5. Fotografar o Antropoceno
Um dos gestos mais contemporâneos é fotografar casualmente. Houve um salto dessa tecnologia da experiência de Louis Daguerre até hoje. Agora o mundo parece inimaginável sem a lente, sem a tela, sem a reprodução fidedigna, que parece estranhamente falha em nos devolver o mundo.
Lendo um artigo O olho do Antropoceno, de Ana Maria Mauad e Marcos de Brum Lopes, sobre fotografia, não deixo de descobrir algo que os autores apontam — a representação da escala da catástrofe ecológica:
“As fotografias de ‘Little Boy’ e de ‘Fatman’, os nomes dados às duas bombas que destruíram, respectivamente, Hiroshima e Nagasaki no ano de 1945, durante a Segunda Guerra Mundial, podem ser vistas como portais para um outro tempo.”
A foto que não consigo publicar aqui não retrata somente a catástrofe.
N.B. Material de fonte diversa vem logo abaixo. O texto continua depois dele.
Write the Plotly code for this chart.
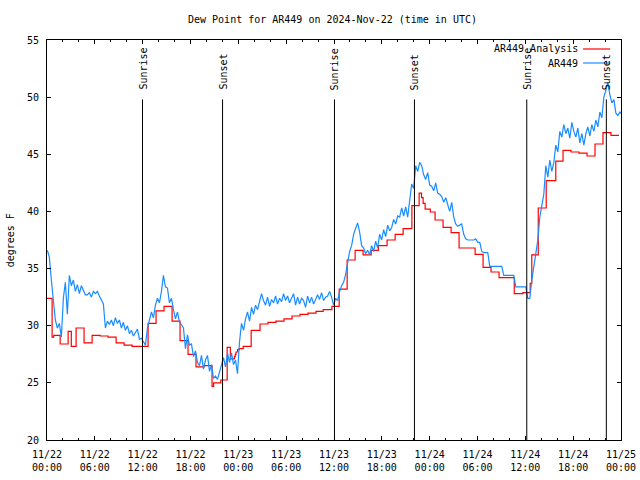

Ela marca uma cronologia. Uma imagem é um tempo. Outro. Diferente do vivido.
Como olhar para um tempo? Seria a fotografia potente o suficiente para olharmos uma época? Como acompanhar essa capacidade estranha de transformar o mundo num antro próprio, num outro? Ao mesmo tempo, a fotografia também não faz parte da natureza? Anoto essas perguntas bobas num bloco de notas eletrônico.
6. O hábito da esperança
Termino de preparar a aula e há um raio de sol tímido nas calçadas. As árvores estão vestidas de rendas de gotas transparentes. Minha vista está mais cansada, mas a cabeça voa. Abro o celular num gesto mudano e faço as imagens deslizarem sob meus dedos. Deveria aproveitar o final de tarde deslumbrante, mas alguma notícia besta captura a minha atenção. A sombra da monumentalidade antropocênica me impede de ser outra.
E no centro desse movimento, de abrir o celular e negar a tarde lá fora (ao mesmo tempo, a tarde também está contida no aparelho em minhas mãos), tento cultivar o hábito da esperança. Procuro levantar a cabeça, na postura que gostamos tanto, na famosa insignificância da espécie. Com vontade, procuro rir de mim mesma.